I always found the power of Mother Nature to be mesmerizing. When I was young, I had a fear of thunderstorms, but I think that was attributed to a frantic mother who always worried about losing power. Today, there's that same kind of fear, except it's interlaced with excitement and adrenaline.
The frenzy starts with the force of the hard rain beating downward. The darkened clouds that shatter the daylight within seconds. And then there's that initial crack in the sky - it's music to my ears. The best thunderstorms occur late in the night, when the world is fast asleep, but the booming sounds unexpectedly wake everyone up in confusion. I lay in my bed, listening, feeling my room shake, and wonder if the roof could fly off.
I imagine Mother Nature using a thunderstorm to release her own pressures of life. As if she keeps everything bottled up, until it overflows, and realizes that she can't keep it concealed anymore. Once that terrifying rumble is freed, everything spills out. As if it was an escape from confinement that was craved for so long.
And I know what it’s like: to remain silent while waiting for my own thunder to erupt. I relate to the feeling of having the pain and sadness destroy me from the inside out. Listening to the echo of the clapping thunder and seeing the lightening illuminate my room provides solace. I think I’m addicted to being scared of the destruction thunderstorms could bring because the outcomes on both our parts are ambiguous. It's both a peaceful and wild feeling. Because of this, I welcome the anger, I welcome the release.

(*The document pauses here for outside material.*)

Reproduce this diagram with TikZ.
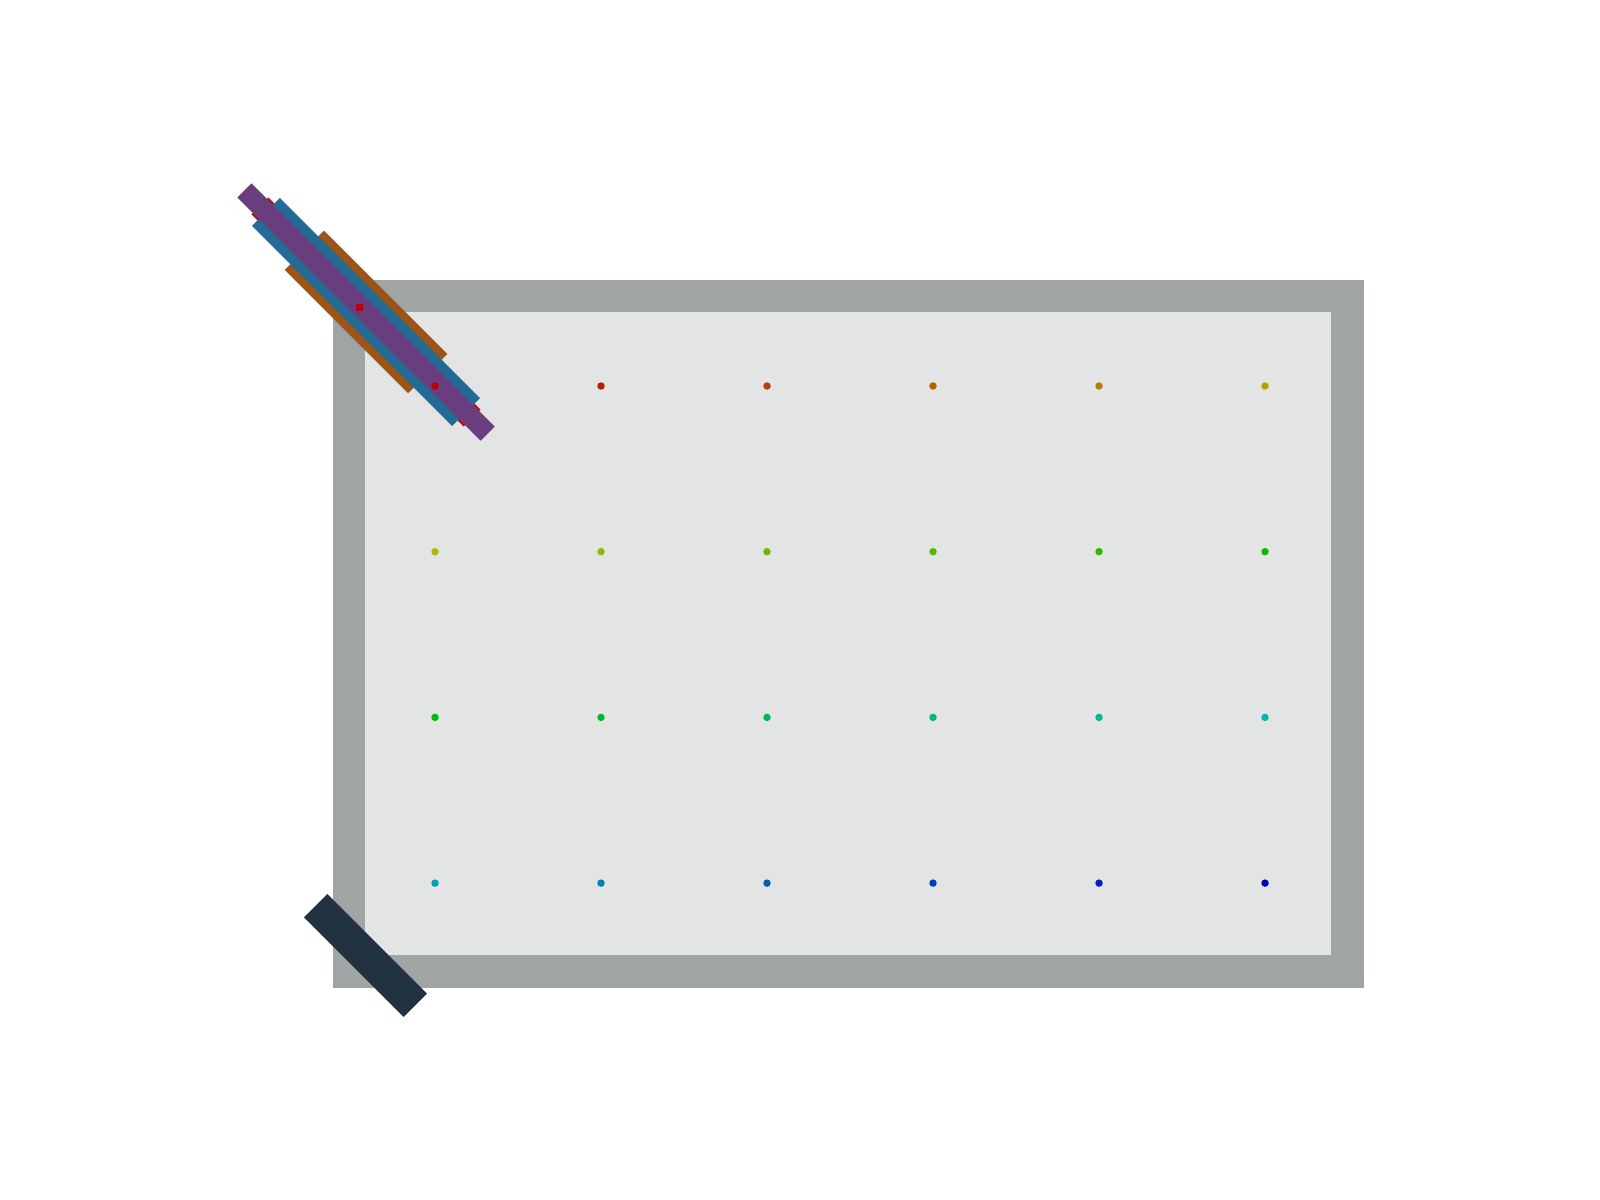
\documentclass[tikz,border=0pt]{standalone}
\usepackage{xcolor}
\definecolor{outergray}{HTML}{A1A4A4}
\definecolor{innergray}{HTML}{E3E5E4}
\definecolor{barorange}{HTML}{9B5518}
\definecolor{barblue}{HTML}{236B94}
\definecolor{barred}{HTML}{B01010}
\definecolor{barpurple}{HTML}{6A3E7E}
\definecolor{bardark}{HTML}{233240}
\definecolor{markred}{HTML}{C00000}
\tikzset{
  bar/.style={draw=none, inner sep=0pt, outer sep=0pt, rotate=-45},
  griddot/.style={circle, draw=none, inner sep=0pt, minimum size=1.5mm},
}
\begin{document}
\begin{tikzpicture}[x=0.2mm,y=-0.2mm]
  \useasboundingbox (0,0) rectangle (1600,1200);
  % frame
  \fill[outergray] (333,280) rectangle (1364,988);
  \fill[innergray] (365,312) rectangle (1331,955);
  % bars at top-left corner
  \node[bar, fill=barred, minimum width=60mm, minimum height=4.8mm] (redbar) at (366,312) {};
  \node[bar, fill=barorange, minimum width=34.9mm, minimum height=11.1mm] (orangebar) at (366,312) {};
  \node[bar, fill=barblue, minimum width=56.6mm, minimum height=7.9mm] (bluebar) at (366,312) {};
  \node[bar, fill=barpurple, minimum width=68.8mm, minimum height=4mm] (purplebar) at (366,312) {};
  % bar at bottom-left corner
  \node[bar, fill=bardark, minimum width=28.2mm, minimum height=6.6mm] (darkbar) at (365.5,955.5) {};
  % red marker
  \node[draw=none, fill=markred, inner sep=0pt, minimum size=1.4mm] (marker) at (359,308) {};
  % grid of dots
  \foreach \r in {0,...,3}{
    \foreach \c in {0,...,5}{
      \pgfmathsetmacro{\hue}{(\r*6+\c)*240/23}
      \convertcolorspec{Hsb}{\hue,1,0.72}{rgb}\dotspec
      \definecolor{dotc}{rgb}{\dotspec}
      \node[griddot, fill=dotc] (dot-\r-\c) at ({435+166*\c},{386+165.7*\r}) {};
    }
  }
\end{tikzpicture}
\end{document}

In the midst of the storm, a part of me usually wants to run out and stand under it all, just so I can have the rain cleanse me of all the sorrow. The other part of me yearns to curl up in bed, listening to the wind and rain hitting my window, and be grateful for the distraction it brings. The latter habitually happens; the former being wishful thinking, but it's only because I dread waking up with a cold the next morning.
At least I know that if one thing's true, there's always the calm after the storm.